**Your goal:** Identify all lines of the data containing the string "chart" and copy them.
Start
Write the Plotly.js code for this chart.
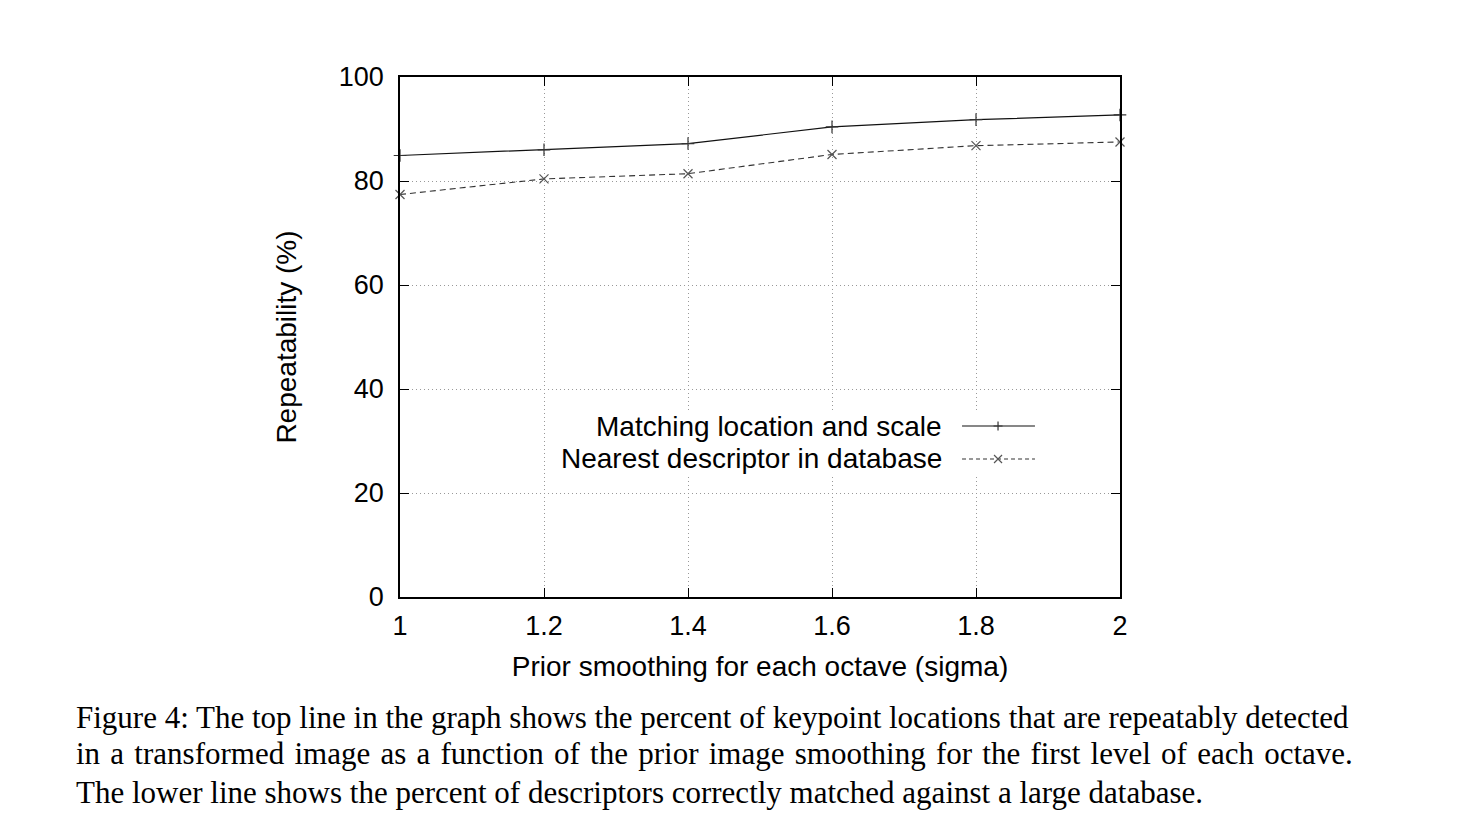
<!DOCTYPE html>
<html>
<head>
<meta charset="utf-8">
<script src="https://cdn.plot.ly/plotly-3.0.1.min.js"></script>
<style>
  html, body { margin: 0; padding: 0; background: #fff; }
  #chart { width: 1480px; height: 840px; }
</style>
</head>
<body>
<div id="chart"></div>
<script>
// prior smoothing sigma
var sigma = [1, 1.2, 1.4, 1.6, 1.8, 2];
// repeatability (%)
var matchingLocation = [84.9, 86.0, 87.2, 90.4, 91.8, 92.7];
var nearestDescriptor = [77.4, 80.4, 81.4, 85.1, 86.8, 87.5];

var seriesNames = ['Matching location and scale', 'Nearest descriptor in database'];
var xTicks = [1, 1.2, 1.4, 1.6, 1.8, 2];
var xTickText = ['1', '1.2', '1.4', '1.6', '1.8', '2'];
var yTicks = [0, 20, 40, 60, 80, 100];

var caption = [
  'Figure 4: The top line in the graph shows the percent of keypoint locations that are repeatably detected',
  'in a transformed image as a function of the prior image smoothing for the first level of each octave.',
  'The lower line shows the percent of descriptors correctly matched against a large database.'
];
// extra word spacing so the justified caption lines end flush
var capWordSpacing = [0, 2.5, 0];

var sans = 'Liberation Sans, Arial, Helvetica, sans-serif';
var serif = 'Liberation Serif, Times New Roman, serif';

var traces = [
  {
    x: sigma, y: matchingLocation, name: seriesNames[0],
    type: 'scatter', mode: 'lines+markers', cliponaxis: false,
    line: { color: '#111', width: 1.2 },
    marker: { symbol: 'cross-thin', size: 9, line: { color: '#333', width: 1.2 } }
  },
  {
    x: sigma, y: nearestDescriptor, name: seriesNames[1],
    type: 'scatter', mode: 'lines+markers', cliponaxis: false,
    line: { color: '#333', width: 1.1, dash: '6px,4px' },
    marker: { symbol: 'x-thin', size: 9, line: { color: '#555', width: 1.2 } }
  }
];

// legend drawn gnuplot-style: text right-aligned, sample on the right
var legY = [0.3288, 0.2654];
var shapes = [
  { type: 'rect', xref: 'paper', yref: 'paper', x0: 0.222, x1: 0.889, y0: 0.2346, y1: 0.3596,
    fillcolor: '#fff', line: { width: 0 }, layer: 'above' },
  { type: 'line', xref: 'paper', yref: 'paper', x0: 0.7806, x1: 0.8819, y0: legY[0], y1: legY[0],
    line: { color: '#111', width: 1.2 }, layer: 'above' },
  { type: 'line', xref: 'paper', yref: 'paper', x0: 0.7806, x1: 0.8819, y0: legY[1], y1: legY[1],
    line: { color: '#333', width: 1.1, dash: '4px,3px' }, layer: 'above' },
  { type: 'path', xref: 'paper', yref: 'paper', xsizemode: 'pixel', ysizemode: 'pixel',
    xanchor: 0.8306, yanchor: legY[0], path: 'M-4.5,0H4.5M0,-4.5V4.5',
    line: { color: '#333', width: 1.2 }, layer: 'above' },
  { type: 'path', xref: 'paper', yref: 'paper', xsizemode: 'pixel', ysizemode: 'pixel',
    xanchor: 0.8306, yanchor: legY[1], path: 'M-4,-4L4,4M-4,4L4,-4',
    line: { color: '#555', width: 1.2 }, layer: 'above' }
];

var annotations = seriesNames.map(function (n, i) {
  return {
    text: n, xref: 'paper', yref: 'paper', x: 0.7556, y: legY[i],
    xanchor: 'right', yanchor: 'middle', showarrow: false,
    font: { family: sans, size: 28, color: '#000' }
  };
});

var capY = [-0.2308, -0.3019, -0.375];
caption.forEach(function (line, i) {
  var txt = capWordSpacing[i]
    ? '<span style="word-spacing:' + capWordSpacing[i] + 'px">' + line + '</span>'
    : line;
  annotations.push({
    text: txt, xref: 'paper', yref: 'paper', x: -0.4528, y: capY[i],
    xanchor: 'left', yanchor: 'middle', showarrow: false,
    font: { family: serif, size: 31, color: '#000' }
  });
});

var layout = {
  width: 1480, height: 840,
  margin: { l: 400, r: 360, t: 77, b: 243 },
  paper_bgcolor: '#fff', plot_bgcolor: '#fff',
  showlegend: false,
  font: { family: sans, size: 27, color: '#000' },
  xaxis: {
    range: [1, 2], tickvals: xTicks, ticktext: xTickText,
    ticks: 'inside', ticklen: 9, tickcolor: '#000', tickwidth: 1.3,
    showline: true, linecolor: '#000', linewidth: 1.5, mirror: 'ticks',
    showgrid: true, gridcolor: '#999', gridwidth: 1, griddash: '1px,3px',
    zeroline: false, ticklabelstandoff: 4,
    tickfont: { family: sans, size: 27 },
    title: { text: 'Prior smoothing for each octave (sigma)', font: { family: sans, size: 28 }, standoff: 16 }
  },
  yaxis: {
    range: [0, 100], tickvals: yTicks,
    ticks: 'inside', ticklen: 9, tickcolor: '#000', tickwidth: 1.3,
    showline: true, linecolor: '#000', linewidth: 1.5, mirror: 'ticks',
    showgrid: true, gridcolor: '#999', gridwidth: 1, griddash: '1px,3px',
    zeroline: false, ticklabelstandoff: 9,
    tickfont: { family: sans, size: 27 },
    title: { text: 'Repeatability (%)', font: { family: sans, size: 28 }, standoff: 34 }
  },
  shapes: shapes,
  annotations: annotations
};

Plotly.newPlot('chart', traces, layout, { displayModeBar: false, responsive: false });
</script>
</body>
</html>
End
**Reply to the task:**
Write the Plotly.js code for this chart.
  #chart { width: 1480px; height: 840px; }
<div id="chart"></div>
Plotly.newPlot('chart', traces, layout, { displayModeBar: false, responsive: false });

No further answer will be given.